Produce an exact transcription of the listing below, omitting the pictures.
·····
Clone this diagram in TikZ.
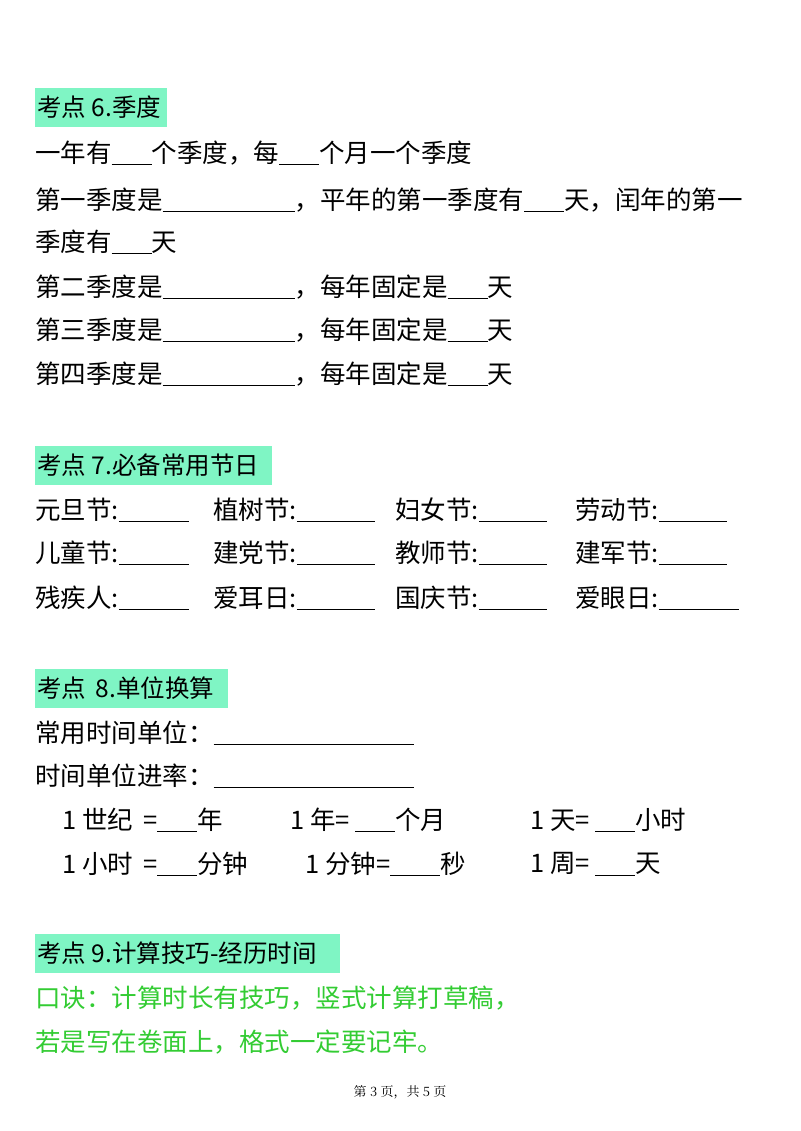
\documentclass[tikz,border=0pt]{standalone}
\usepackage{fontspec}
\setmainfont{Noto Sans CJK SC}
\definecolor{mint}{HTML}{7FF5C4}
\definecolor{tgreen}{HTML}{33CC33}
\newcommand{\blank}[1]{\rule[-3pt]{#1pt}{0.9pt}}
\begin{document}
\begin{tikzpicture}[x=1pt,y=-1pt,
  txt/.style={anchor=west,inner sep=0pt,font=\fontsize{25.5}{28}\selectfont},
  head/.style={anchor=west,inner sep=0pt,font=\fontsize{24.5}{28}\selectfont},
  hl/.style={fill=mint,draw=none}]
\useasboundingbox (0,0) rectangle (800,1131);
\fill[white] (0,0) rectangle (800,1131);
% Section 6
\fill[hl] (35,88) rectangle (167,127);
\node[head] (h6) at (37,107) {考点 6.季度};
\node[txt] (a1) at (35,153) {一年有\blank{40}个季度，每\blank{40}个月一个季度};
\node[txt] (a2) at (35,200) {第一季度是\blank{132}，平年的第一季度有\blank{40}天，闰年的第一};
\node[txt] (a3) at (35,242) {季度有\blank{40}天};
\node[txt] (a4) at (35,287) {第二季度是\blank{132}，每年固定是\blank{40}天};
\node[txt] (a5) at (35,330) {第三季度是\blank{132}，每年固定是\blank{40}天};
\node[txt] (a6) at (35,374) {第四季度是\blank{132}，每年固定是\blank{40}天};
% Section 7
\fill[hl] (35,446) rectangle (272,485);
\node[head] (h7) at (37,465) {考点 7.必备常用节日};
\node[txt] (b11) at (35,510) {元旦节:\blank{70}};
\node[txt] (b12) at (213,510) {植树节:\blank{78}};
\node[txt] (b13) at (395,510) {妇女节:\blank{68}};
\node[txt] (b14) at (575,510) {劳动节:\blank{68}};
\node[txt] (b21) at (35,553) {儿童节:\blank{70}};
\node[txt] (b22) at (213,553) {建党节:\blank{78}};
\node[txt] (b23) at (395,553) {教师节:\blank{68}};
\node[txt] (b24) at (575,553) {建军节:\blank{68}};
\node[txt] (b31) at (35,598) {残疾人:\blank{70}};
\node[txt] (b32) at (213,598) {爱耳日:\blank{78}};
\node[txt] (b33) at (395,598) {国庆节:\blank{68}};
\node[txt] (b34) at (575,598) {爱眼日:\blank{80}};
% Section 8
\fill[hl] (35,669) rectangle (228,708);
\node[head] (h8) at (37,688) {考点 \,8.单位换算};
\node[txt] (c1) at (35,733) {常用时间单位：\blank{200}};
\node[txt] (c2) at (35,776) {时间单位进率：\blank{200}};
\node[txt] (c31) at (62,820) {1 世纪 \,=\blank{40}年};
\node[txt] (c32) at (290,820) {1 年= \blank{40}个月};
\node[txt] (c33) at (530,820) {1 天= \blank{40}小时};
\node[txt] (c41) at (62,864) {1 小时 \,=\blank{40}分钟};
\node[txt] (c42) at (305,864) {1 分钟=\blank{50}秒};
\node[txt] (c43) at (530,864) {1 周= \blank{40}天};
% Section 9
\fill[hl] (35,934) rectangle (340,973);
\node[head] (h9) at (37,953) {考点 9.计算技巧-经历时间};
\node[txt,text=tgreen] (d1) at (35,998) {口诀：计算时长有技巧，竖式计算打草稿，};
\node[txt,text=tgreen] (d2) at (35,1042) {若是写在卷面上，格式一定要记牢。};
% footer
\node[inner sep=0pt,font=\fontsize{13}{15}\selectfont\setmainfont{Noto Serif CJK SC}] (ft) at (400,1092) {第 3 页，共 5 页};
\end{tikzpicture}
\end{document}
·····
» **ANSWER TO THE PROBLEM**
Clone this diagram in TikZ.
\documentclass[tikz,border=0pt]{standalone}
\usepackage{fontspec}
\setmainfont{Noto Sans CJK SC}
\definecolor{mint}{HTML}{7FF5C4}
\definecolor{tgreen}{HTML}{33CC33}
\newcommand{\blank}[1]{\rule[-3pt]{#1pt}{0.9pt}}
\begin{document}
\begin{tikzpicture}[x=1pt,y=-1pt,
  txt/.style={anchor=west,inner sep=0pt,font=\fontsize{25.5}{28}\selectfont},
  head/.style={anchor=west,inner sep=0pt,font=\fontsize{24.5}{28}\selectfont},
  hl/.style={fill=mint,draw=none}]
\useasboundingbox (0,0) rectangle (800,1131);
\fill[white] (0,0) rectangle (800,1131);
% Section 6
\fill[hl] (35,88) rectangle (167,127);
\node[head] (h6) at (37,107) {考点 6.季度};
\node[txt] (a1) at (35,153) {一年有\blank{40}个季度，每\blank{40}个月一个季度};
\node[txt] (a2) at (35,200) {第一季度是\blank{132}，平年的第一季度有\blank{40}天，闰年的第一};
\node[txt] (a3) at (35,242) {季度有\blank{40}天};
\node[txt] (a4) at (35,287) {第二季度是\blank{132}，每年固定是\blank{40}天};
\node[txt] (a5) at (35,330) {第三季度是\blank{132}，每年固定是\blank{40}天};
\node[txt] (a6) at (35,374) {第四季度是\blank{132}，每年固定是\blank{40}天};
% Section 7
\fill[hl] (35,446) rectangle (272,485);
\node[head] (h7) at (37,465) {考点 7.必备常用节日};
\node[txt] (b11) at (35,510) {元旦节:\blank{70}};
\node[txt] (b12) at (213,510) {植树节:\blank{78}};
\node[txt] (b13) at (395,510) {妇女节:\blank{68}};
\node[txt] (b14) at (575,510) {劳动节:\blank{68}};
\node[txt] (b21) at (35,553) {儿童节:\blank{70}};
\node[txt] (b22) at (213,553) {建党节:\blank{78}};
\node[txt] (b23) at (395,553) {教师节:\blank{68}};
\node[txt] (b24) at (575,553) {建军节:\blank{68}};
\node[txt] (b31) at (35,598) {残疾人:\blank{70}};
\node[txt] (b32) at (213,598) {爱耳日:\blank{78}};
\node[txt] (b33) at (395,598) {国庆节:\blank{68}};
\node[txt] (b34) at (575,598) {爱眼日:\blank{80}};
% Section 8
\fill[hl] (35,669) rectangle (228,708);
\node[head] (h8) at (37,688) {考点 \,8.单位换算};
\node[txt] (c1) at (35,733) {常用时间单位：\blank{200}};
\node[txt] (c2) at (35,776) {时间单位进率：\blank{200}};
\node[txt] (c31) at (62,820) {1 世纪 \,=\blank{40}年};
\node[txt] (c32) at (290,820) {1 年= \blank{40}个月};
\node[txt] (c33) at (530,820) {1 天= \blank{40}小时};
\node[txt] (c41) at (62,864) {1 小时 \,=\blank{40}分钟};
\node[txt] (c42) at (305,864) {1 分钟=\blank{50}秒};
\node[txt] (c43) at (530,864) {1 周= \blank{40}天};
% Section 9
\fill[hl] (35,934) rectangle (340,973);
\node[head] (h9) at (37,953) {考点 9.计算技巧-经历时间};
\node[txt,text=tgreen] (d1) at (35,998) {口诀：计算时长有技巧，竖式计算打草稿，};
\node[txt,text=tgreen] (d2) at (35,1042) {若是写在卷面上，格式一定要记牢。};
% footer
\node[inner sep=0pt,font=\fontsize{13}{15}\selectfont\setmainfont{Noto Serif CJK SC}] (ft) at (400,1092) {第 3 页，共 5 页};
\end{tikzpicture}
\end{document}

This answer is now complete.